A more militaristic US from its inception

The US was born out of war however it wasn't ruled by warlords or generals as some nation have been. What if the US had a more militaristic element where only those with military backgrounds could serve as leader as military service was made compulsory?
 
The US was born out of war however it wasn't ruled by warlords or generals as some nation have been. What if the US had a more militaristic element where only those with military backgrounds could serve as leader as military service was made compulsory?
That would fundamentally change the very fiber of the American nation. While I can certainly see the benefits that one might think would come from having only leaders with military experience, but it could turn rotten very easily and a major founding pillar of American democracy is civilian oversight of the armed forces.
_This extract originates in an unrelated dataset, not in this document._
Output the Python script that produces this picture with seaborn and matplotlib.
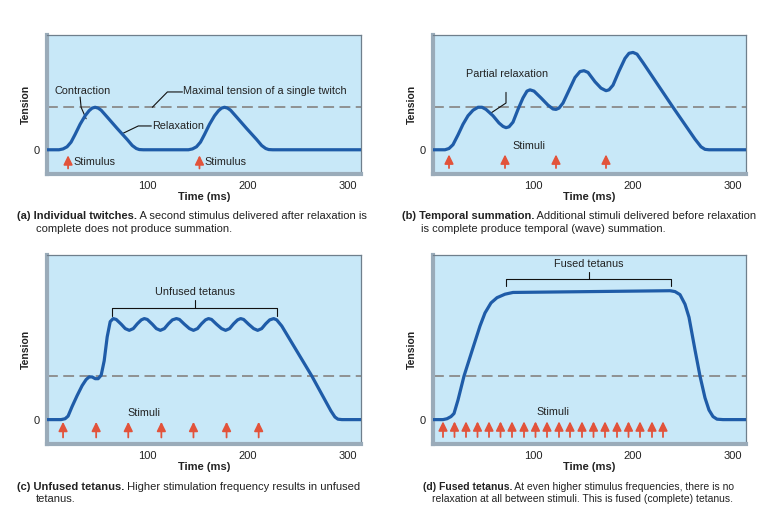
import matplotlib
matplotlib.use("Agg")
import matplotlib.pyplot as plt
import seaborn as sns

# tension curves: time (ms) and tension (1 = maximal single twitch)
a_time = [0, 12, 16, 20, 24, 28, 33, 38, 42, 45, 48, 51, 54, 60, 70, 80, 85, 89, 92, 96,
          141, 145, 149, 153, 157, 162, 167, 171, 174, 177, 180, 183, 189, 199, 209, 214, 218, 221, 225, 313]
a_tension = [0, 0, 0.02, 0.07, 0.18, 0.36, 0.6, 0.8, 0.92, 0.98, 1.0, 0.98, 0.93, 0.77, 0.5, 0.24, 0.1, 0.03, 0.005, 0,
             0, 0.02, 0.07, 0.18, 0.36, 0.6, 0.8, 0.92, 0.98, 1.0, 0.98, 0.93, 0.77, 0.5, 0.24, 0.1, 0.03, 0.005, 0, 0]

b_time = [0, 12, 16, 20, 25, 30, 35, 40, 45, 49, 53, 60, 66, 70, 73, 76, 80, 85, 90, 94, 97, 101,
          108, 115, 120, 123, 126, 130, 136, 142, 147, 151, 155, 162, 168, 173, 176, 180, 186, 192,
          196, 200, 204, 210, 240, 262, 268, 272, 276, 313]
b_tension = [0, 0, 0.03, 0.12, 0.35, 0.6, 0.8, 0.93, 1.0, 1.0, 0.95, 0.8, 0.63, 0.55, 0.52, 0.54, 0.65, 0.95, 1.22, 1.38, 1.41, 1.38,
             1.22, 1.05, 0.96, 0.95, 0.98, 1.1, 1.4, 1.7, 1.84, 1.86, 1.82, 1.6, 1.45, 1.39, 1.41, 1.52, 1.85, 2.15,
             2.27, 2.29, 2.25, 2.05, 1.0, 0.25, 0.07, 0.01, 0, 0]

c_time = [0, 14, 18, 21, 25, 30, 35, 39, 42, 45, 48, 51, 54, 57, 60, 63, 66,
          69, 74, 78, 82, 86, 90, 94, 97, 100, 105, 109, 113, 117, 121, 125, 129,
          132, 137, 142, 146, 150, 154, 158, 161, 164, 169, 174, 178, 182, 186, 190, 193,
          196, 201, 206, 210, 214, 218, 222, 226, 229, 234, 264, 283, 287, 290, 294, 313]
c_tension = [0, 0, 0.02, 0.08, 0.3, 0.55, 0.78, 0.92, 0.98, 0.98, 0.94, 0.94, 1.02, 1.35, 1.9, 2.25, 2.32,
             2.30, 2.19, 2.09, 2.05, 2.09, 2.20, 2.29, 2.32, 2.30, 2.19, 2.09, 2.05, 2.09, 2.20, 2.29, 2.32,
             2.30, 2.19, 2.09, 2.05, 2.09, 2.20, 2.29, 2.32, 2.30, 2.19, 2.09, 2.05, 2.09, 2.20, 2.29, 2.32,
             2.30, 2.19, 2.09, 2.05, 2.09, 2.20, 2.29, 2.32, 2.29, 2.15, 1.0, 0.2, 0.06, 0.01, 0, 0]

d_time = [0, 10, 14, 18, 21, 25, 31, 40, 47, 52, 58, 64, 72, 80, 237, 242, 247, 252, 256,
          262, 267, 272, 276, 280, 284, 290, 313]
d_tension = [0, 0, 0.02, 0.07, 0.14, 0.45, 1.0, 1.65, 2.15, 2.45, 2.68, 2.8, 2.88, 2.92, 2.96, 2.94, 2.87, 2.65, 2.35,
             1.6, 1.0, 0.5, 0.22, 0.07, 0.01, 0, 0]

# stimulus times (ms)
stim_a = [21, 152]
stim_b = [16, 72, 123, 173]
stim_c = [16, 49, 81, 114, 146, 179, 211]
stim_d = [10, 21.5, 33, 44.5, 56, 67.5, 79, 91, 102.5, 114, 126, 137, 149, 160.5,
          172, 184, 195.5, 207, 219, 230]

max_twitch = 1.0
time_ticks = [100, 200, 300]

captions = [
    ("(a) Individual twitches.", " A second stimulus delivered after relaxation is",
     "complete does not produce summation."),
    ("(b) Temporal summation.", " Additional stimuli delivered before relaxation",
     "is complete produce temporal (wave) summation."),
    ("(c) Unfused tetanus.", " Higher stimulation frequency results in unfused",
     "tetanus."),
    ("(d) Fused tetanus.", " At even higher stimulus frequencies, there is no",
     "relaxation at all between stimuli. This is fused (complete) tetanus."),
]

sns.set_theme(style="white")
plt.rcParams["font.family"] = ["Liberation Sans", "DejaVu Sans"]

W, H = 771, 512
fig = plt.figure(figsize=(W / 100, H / 100), dpi=100)

BG = "#c8e8f8"
LINE = "#1f5ca8"
ARROW = "#e2533b"
TXT = "#222222"


def px_axes(left, top, right, bottom):
    return fig.add_axes([left / W, 1 - bottom / H, (right - left) / W, (bottom - top) / H])


def setup(ax, ylim, stims, arrow_lo, arrow_hi):
    ax.set_facecolor(BG)
    ax.set_xlim(0, 313)
    ax.set_ylim(*ylim)
    ax.axhline(max_twitch, color="#8a8a8a", lw=1.3, ls=(0, (6, 3)), zorder=1)
    for s in stims:
        ax.annotate("", xy=(s, arrow_hi), xytext=(s, arrow_lo),
                    arrowprops=dict(arrowstyle="-|>,head_width=0.22,head_length=0.45",
                                    color=ARROW, lw=1.3, shrinkA=0, shrinkB=0))
    ax.set_xticks(time_ticks)
    ax.set_xticklabels([str(t) for t in time_ticks], fontsize=8, color=TXT)
    ax.set_yticks([0])
    ax.set_yticklabels(["0"], fontsize=8, color=TXT)
    ax.tick_params(length=0, pad=5)
    ax.set_xlabel("Time (ms)", fontsize=8, weight="bold", color=TXT, labelpad=1)
    ax.set_ylabel("Tension", fontsize=7.5, weight="bold", color=TXT, labelpad=2)
    for side in ["left", "bottom"]:
        ax.spines[side].set_color("#9aabb9")
        ax.spines[side].set_linewidth(3.0)
    for side in ["top", "right"]:
        ax.spines[side].set_color("#6f7f8c")
        ax.spines[side].set_linewidth(0.9)


def leader(ax, xs, ys):
    ax.plot(xs, ys, color="#111111", lw=0.8, zorder=3)


ax_a = px_axes(47, 35, 361, 174)
ax_b = px_axes(433, 35, 746, 174)
ax_c = px_axes(47, 255, 361, 444)
ax_d = px_axes(433, 255, 746, 444)

top_ylim = (-0.57, 2.7)
bot_ylim = (-0.56, 3.78)

for ax, t, y in [(ax_a, a_time, a_tension), (ax_b, b_time, b_tension),
                 (ax_c, c_time, c_tension), (ax_d, d_time, d_tension)]:
    sns.lineplot(x=t, y=y, ax=ax, color=LINE, linewidth=2.3, sort=False,
                 solid_capstyle="round", solid_joinstyle="round", zorder=4)

setup(ax_a, top_ylim, stim_a, -0.44, -0.13)
setup(ax_b, top_ylim, stim_b, -0.43, -0.11)
setup(ax_c, bot_ylim, stim_c, -0.41, -0.05)
setup(ax_d, bot_ylim, stim_d, -0.40, -0.04)

fs = 7.8
# (a) annotations
ax_a.text(36, 1.39, "Contraction", fontsize=fs, ha="center", va="center", color=TXT)
leader(ax_a, [33, 34, 39], [1.24, 1.0, 0.73])
ax_a.text(136, 1.38, "Maximal tension of a single twitch", fontsize=fs, ha="left", va="center", color=TXT)
leader(ax_a, [105, 120, 135], [1.0, 1.36, 1.36])
ax_a.text(105, 0.56, "Relaxation", fontsize=fs, ha="left", va="center", color=TXT)
leader(ax_a, [104, 91, 76], [0.56, 0.56, 0.39])
for s in [26, 157]:
    ax_a.text(s, -0.29, "Stimulus", fontsize=fs, ha="left", va="center", color=TXT)

# (b)
ax_b.text(74, 1.78, "Partial relaxation", fontsize=fs, ha="center", va="center", color=TXT)
leader(ax_b, [57, 73, 73], [0.85, 1.1, 1.35])
ax_b.text(96, 0.08, "Stimuli", fontsize=fs, ha="center", va="center", color=TXT)

# (c)
ax_c.text(148, 2.93, "Unfused tetanus", fontsize=fs, ha="center", va="center", color=TXT)
leader(ax_c, [65, 65, 229, 229], [2.37, 2.56, 2.56, 2.37])
leader(ax_c, [148, 148], [2.56, 2.75])
ax_c.text(97, 0.15, "Stimuli", fontsize=fs, ha="center", va="center", color=TXT)

# (d)
ax_d.text(156, 3.57, "Fused tetanus", fontsize=fs, ha="center", va="center", color=TXT)
leader(ax_d, [73, 73, 238, 238], [3.07, 3.22, 3.22, 3.07])
leader(ax_d, [156, 156], [3.22, 3.39])
ax_d.text(120, 0.17, "Stimuli", fontsize=fs, ha="center", va="center", color=TXT)

# captions with bold lead-in (the (d) caption is set tighter in the original)
cap_fs = [8.0, 8.0, 8.0, 7.5]
cap_pos = [(17, 36, 216, 229), (402, 421, 216, 229), (17, 36, 487, 499), (423, 432, 487, 499)]
fig.canvas.draw()
renderer = fig.canvas.get_renderer()
for (bold, rest, line2), (x1, x2, y1, y2), cf in zip(captions, cap_pos, cap_fs):
    t = fig.text(x1 / W, 1 - y1 / H, bold, fontsize=cf, weight="bold", va="center", color=TXT)
    bb = t.get_window_extent(renderer)
    fig.text(bb.x1 / W, 1 - y1 / H, rest, fontsize=cf, va="center", color=TXT)
    fig.text(x2 / W, 1 - y2 / H, line2, fontsize=cf, va="center", color=TXT)

fig.savefig("out.png", dpi=100)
There is also the practical issue of there simply not being enough financial resources early in American history for compulsory military service. If we did try it, it would likely become little more than a social club at first as there would not be enough money to ensure everyone was armed and trained properly. Training especially is stupid expensive. A good friend of mine who is in the army now actually was just telling me about how one of the main advantages that the US military has is that its reserves (specifically the National Guard) train more than most nations' professional troops, to say nothing for the regular army and Marine Corps. That is because we are one of the few nations in the world today that has the sheer financial power to train our many hundreds of thousands of combat troops and reserves in a way that is financially impossible for most other nations.
 
The US was born out of war however it wasn't ruled by warlords or generals as some nation have been. What if the US had a more militaristic element where only those with military backgrounds could serve as leader as military service was made compulsory?

No, it was born by and large out of philosophy and had war thrust upon it.
 
No, it was born by and large out of philosophy and had war thrust upon it.

Hmm sounds like semantics. Behind almost every war in history has been a philosophy guiding the fight. The US was a former British possession that gained its independence through war, as opposed to that of several other former British colonies who achieved such without, at later periods for example.
 
Hmm sounds like semantics. Behind almost every war in history has been a philosophy guiding the fight. The US was a former British possession that gained its independence through war, as opposed to that of several other former British colonies who achieved such without, at later periods for example.

We tried too: have you heard of the olive branch petition? Or that if Britain had denied and withdrawn the rights, say, Canadians or Australians were entitled to as any other Englishmen when they asked and instead declared their intent to violently suppress them those colonies wouldn't have fought just as hard?
 
When did Canada gain total independence from Britain? Wasn’t it in the 1980s? Britain was a very savage nation. They preferred embarrassing people rather than killing them, sure, but effectively it was the same urge that previous empires had known well.

The idea that colonists would ask for representation in Parliament was unthinkable. Even Newfoundland never got that right.